COLLECTED MATERIAL »
_ _ _
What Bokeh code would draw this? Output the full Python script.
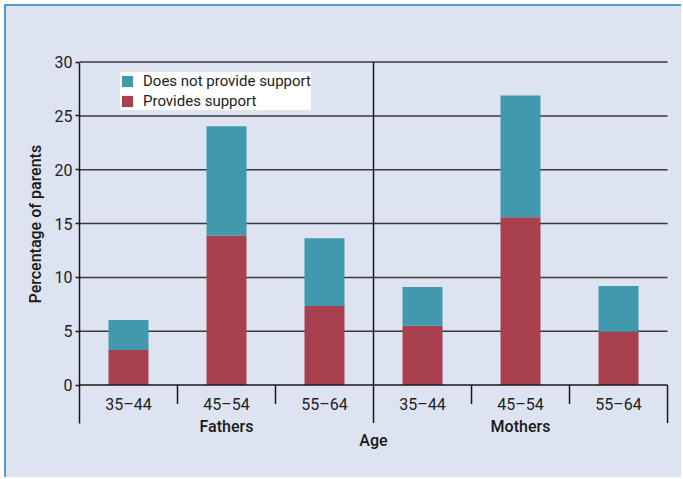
from bokeh.plotting import figure
from bokeh.models import ColumnDataSource, Range1d, FixedTicker, Title
from bokeh.core.properties import value
from bokeh.embed import file_html
from bokeh.resources import INLINE

groups = ["Fathers", "Mothers"]
ages = ["35–44", "45–54", "55–64"]
provides = [3.25, 13.9, 7.35, 5.5, 15.6, 4.95]
not_provides = [2.8, 10.15, 6.3, 3.6, 11.3, 4.25]
y_ticks = [0, 5, 10, 15, 20, 25, 30]
grid_ticks = [5, 10, 15, 20, 25, 30]

FONT = "Roboto"
BOLD = "Roboto Medium"
BG = "#dde3f0"
TEAL = "#4299ad"
RED = "#a8404f"
INK = "#1a1a1a"

n_per = len(ages)
n = len(groups) * n_per
xs = [i + 0.5 for i in range(n)]
cat_labels = ages * len(groups)
group_x = [g * n_per + n_per / 2 for g in range(len(groups))]

src = ColumnDataSource(dict(x=xs, provides=provides, not_provides=not_provides))

p = figure(width=677, height=473,
           x_range=Range1d(0, 6.163), y_range=Range1d(-8.77, 30.15),
           output_backend="svg", toolbar_location=None,
           min_border_left=73, min_border_top=54,
           min_border_right=0, min_border_bottom=0)
p.background_fill_color = None
p.border_fill_color = None
p.outline_line_color = None
p.styles = {"margin-left": "4px", "margin-top": "4px", "background-color": BG,
            "border-left": "2px solid #5d97c9", "border-top": "2px solid #5d97c9"}

p.xaxis.visible = False
p.xgrid.visible = False
p.ygrid.visible = False

yax = p.yaxis[0]
yax.ticker = FixedTicker(ticks=y_ticks)
yax.bounds = (-3.53, 30)
yax.axis_line_color = INK
yax.axis_line_width = 1.5
yax.major_tick_in = 0
yax.major_tick_out = 4
yax.major_tick_line_color = INK
yax.major_tick_line_width = 1.5
yax.minor_tick_line_color = None
yax.major_label_text_font = FONT
yax.major_label_text_font_size = "16px"
yax.major_label_text_color = "#222222"
yax.major_label_standoff = 3

ytitle = Title(text="Percentage of parents", align="left", offset=176,
               text_font=BOLD, text_font_size="16px", text_font_style="normal",
               text_color=INK, standoff=13)
p.add_layout(ytitle, "left")

# horizontal grid lines
p.segment(x0=[0] * len(grid_ticks), y0=grid_ticks, x1=[n] * len(grid_ticks),
          y1=grid_ticks, line_color="#383838", line_width=1.5)

p.vbar_stack(["provides", "not_provides"], x="x", width=0.408, source=src,
             fill_color=[RED, TEAL], line_color=None,
             legend_label=["Provides support", "Does not provide support"])

# baseline and separators
p.segment(x0=[0], y0=[0], x1=[n], y1=[0], line_color=INK, line_width=1.5)
inner = [g * n_per + k for g in range(len(groups)) for k in range(1, n_per)]
p.segment(x0=inner, y0=[0] * len(inner), x1=inner, y1=[-1.76] * len(inner),
          line_color=INK, line_width=1.5)
p.segment(x0=[n_per], y0=[30], x1=[n_per], y1=[-3.53], line_color=INK, line_width=1.5)
p.segment(x0=[n], y0=[0], x1=[n], y1=[-3.53], line_color=INK, line_width=1.5)

p.text(x=xs, y=[-1.83] * n, text=cat_labels, text_align="center",
       text_baseline="alphabetic", text_font=value(FONT), text_font_size="16px",
       text_color="#222222")
p.text(x=group_x, y=[-3.87] * len(groups), text=groups, text_align="center",
       text_baseline="alphabetic", text_font=value(BOLD), text_font_size="16px",
       text_color=INK)
p.text(x=[n_per], y=[-5.14], text=["Age"], text_align="center",
       text_baseline="alphabetic", text_font=value(BOLD), text_font_size="16px",
       text_color=INK)

leg = p.legend[0]
leg.items = list(reversed(leg.items))
leg.location = (41, 369)
leg.margin = 0
leg.padding = 8
leg.spacing = 2
leg.glyph_width = 14
leg.glyph_height = 14
leg.label_height = 14
leg.label_standoff = 9
leg.label_text_font = FONT
leg.label_text_font_size = "15px"
leg.label_text_color = "#222222"
leg.background_fill_color = "white"
leg.background_fill_alpha = 1
leg.border_line_color = None

open("out.html", "w").write(file_html(p, INLINE))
_ _ _
DO THIS » Print each line of the material above exactly, with the pictures removed from your copy.

THE ANSWER »
What Bokeh code would draw this? Output the full Python script.
from bokeh.plotting import figure
from bokeh.models import ColumnDataSource, Range1d, FixedTicker, Title
from bokeh.core.properties import value
from bokeh.embed import file_html
from bokeh.resources import INLINE

groups = ["Fathers", "Mothers"]
ages = ["35–44", "45–54", "55–64"]
provides = [3.25, 13.9, 7.35, 5.5, 15.6, 4.95]
not_provides = [2.8, 10.15, 6.3, 3.6, 11.3, 4.25]
y_ticks = [0, 5, 10, 15, 20, 25, 30]
grid_ticks = [5, 10, 15, 20, 25, 30]

FONT = "Roboto"
BOLD = "Roboto Medium"
BG = "#dde3f0"
TEAL = "#4299ad"
RED = "#a8404f"
INK = "#1a1a1a"

n_per = len(ages)
n = len(groups) * n_per
xs = [i + 0.5 for i in range(n)]
cat_labels = ages * len(groups)
group_x = [g * n_per + n_per / 2 for g in range(len(groups))]

src = ColumnDataSource(dict(x=xs, provides=provides, not_provides=not_provides))

p = figure(width=677, height=473,
           x_range=Range1d(0, 6.163), y_range=Range1d(-8.77, 30.15),
           output_backend="svg", toolbar_location=None,
           min_border_left=73, min_border_top=54,
           min_border_right=0, min_border_bottom=0)
p.background_fill_color = None
p.border_fill_color = None
p.outline_line_color = None
p.styles = {"margin-left": "4px", "margin-top": "4px", "background-color": BG,
            "border-left": "2px solid #5d97c9", "border-top": "2px solid #5d97c9"}

p.xaxis.visible = False
p.xgrid.visible = False
p.ygrid.visible = False

yax = p.yaxis[0]
yax.ticker = FixedTicker(ticks=y_ticks)
yax.bounds = (-3.53, 30)
yax.axis_line_color = INK
yax.axis_line_width = 1.5
yax.major_tick_in = 0
yax.major_tick_out = 4
yax.major_tick_line_color = INK
yax.major_tick_line_width = 1.5
yax.minor_tick_line_color = None
yax.major_label_text_font = FONT
yax.major_label_text_font_size = "16px"
yax.major_label_text_color = "#222222"
yax.major_label_standoff = 3

ytitle = Title(text="Percentage of parents", align="left", offset=176,
               text_font=BOLD, text_font_size="16px", text_font_style="normal",
               text_color=INK, standoff=13)
p.add_layout(ytitle, "left")

# horizontal grid lines
p.segment(x0=[0] * len(grid_ticks), y0=grid_ticks, x1=[n] * len(grid_ticks),
          y1=grid_ticks, line_color="#383838", line_width=1.5)

p.vbar_stack(["provides", "not_provides"], x="x", width=0.408, source=src,
             fill_color=[RED, TEAL], line_color=None,
             legend_label=["Provides support", "Does not provide support"])

# baseline and separators
p.segment(x0=[0], y0=[0], x1=[n], y1=[0], line_color=INK, line_width=1.5)
inner = [g * n_per + k for g in range(len(groups)) for k in range(1, n_per)]
p.segment(x0=inner, y0=[0] * len(inner), x1=inner, y1=[-1.76] * len(inner),
          line_color=INK, line_width=1.5)
p.segment(x0=[n_per], y0=[30], x1=[n_per], y1=[-3.53], line_color=INK, line_width=1.5)
p.segment(x0=[n], y0=[0], x1=[n], y1=[-3.53], line_color=INK, line_width=1.5)

p.text(x=xs, y=[-1.83] * n, text=cat_labels, text_align="center",
       text_baseline="alphabetic", text_font=value(FONT), text_font_size="16px",
       text_color="#222222")
p.text(x=group_x, y=[-3.87] * len(groups), text=groups, text_align="center",
       text_baseline="alphabetic", text_font=value(BOLD), text_font_size="16px",
       text_color=INK)
p.text(x=[n_per], y=[-5.14], text=["Age"], text_align="center",
       text_baseline="alphabetic", text_font=value(BOLD), text_font_size="16px",
       text_color=INK)

leg = p.legend[0]
leg.items = list(reversed(leg.items))
leg.location = (41, 369)
leg.margin = 0
leg.padding = 8
leg.spacing = 2
leg.glyph_width = 14
leg.glyph_height = 14
leg.label_height = 14
leg.label_standoff = 9
leg.label_text_font = FONT
leg.label_text_font_size = "15px"
leg.label_text_color = "#222222"
leg.background_fill_color = "white"
leg.background_fill_alpha = 1
leg.border_line_color = None

open("out.html", "w").write(file_html(p, INLINE))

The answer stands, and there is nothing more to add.